Eric Seidel (no email)
Comment 19
2010-04-18 15:36:29 PDT
(In reply to
comment #18
) Good questions!
> Can you clarify what you are trying to say here? It sounds like you might be > saying more than you mean to say -- e.g. that the caller never needs to use > unicode string literals, which is obviously not right.
I was attempting to excuse why I didn't add u"" to every string literal in the project. :) If you forget the u"" and it actually contains non-ascii code points, python will yell at you.
> It seems like we shouldn't need to use StringIO as much as we do (except > perhaps in unittest code to make certain tests easier). It looks like you're > removing a lot of the places it's being used which seems good.

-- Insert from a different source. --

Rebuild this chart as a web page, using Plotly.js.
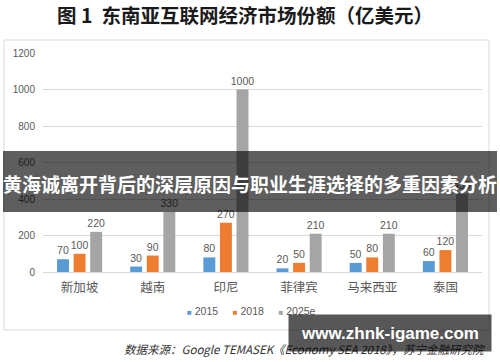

StringIO is just confusingly named. It deals with a stream of bytes. aka, a "str" object in Python 2.x. In Python 3.0 "str" is actually a unicode() object, and there is an explicit bytes() type. StringIO probably takes a bytes() object in 3.0. :) There are few places we actually need StringIO, since we tend to follow the model of just reading everything into memory. The files we deal with tend to be small, and the machines these scripts run on rather beefy.
> I understand what you're saying, but maybe the conclusion that should be drawn > is that we shouldn't have parse_latest_entry_from_file() as part of our API? > In other words, the caller should be responsible. That would also be more > consistent with the rule of thumb to decode as early as possible.
Any API which takes a file-like object is rather confusing. Because the read() method is expected to return a byte stream. However you can use codecs.open() to create a file-like object which will return unicode() strings instead of str() byte streams from the various methods.
> Doesn't this also go against "unicode everywhere/encode late"? Maybe this > would be a good spot to do type-checking between unicode/str for backwards > compatibility.
Nope. .write() is expected to deal with byte streams. Think of file.write()
> I'm a bit unclear on the extent to which, for example, we'll need to be passing > unicode strings even for every log message we create. You've probably thought > about this more than I have.
Well, depends on the logging infrastructure. As far as I can tell Python 2.5 "print" seems to be smart enough to handle unicode() objects. file.write() not so much (unless you open the file with codecs.open and declare an encoding) So depends on what sort of logging we're doing. If we're logging to the console, it seems python is smart enough to handle unicode for us. If we're logging to a file we may have to be careful to call .encode("utf-8") to create the appropriate byte stream first.
> Out of curiosity, I started looking to see how Python's logging package handles > this. I stopped when it started to look like the logging package has no > preference between str and unicode. I think it might only be the particular > logging handlers that care, which is what the caller has control over (when > they configure logging).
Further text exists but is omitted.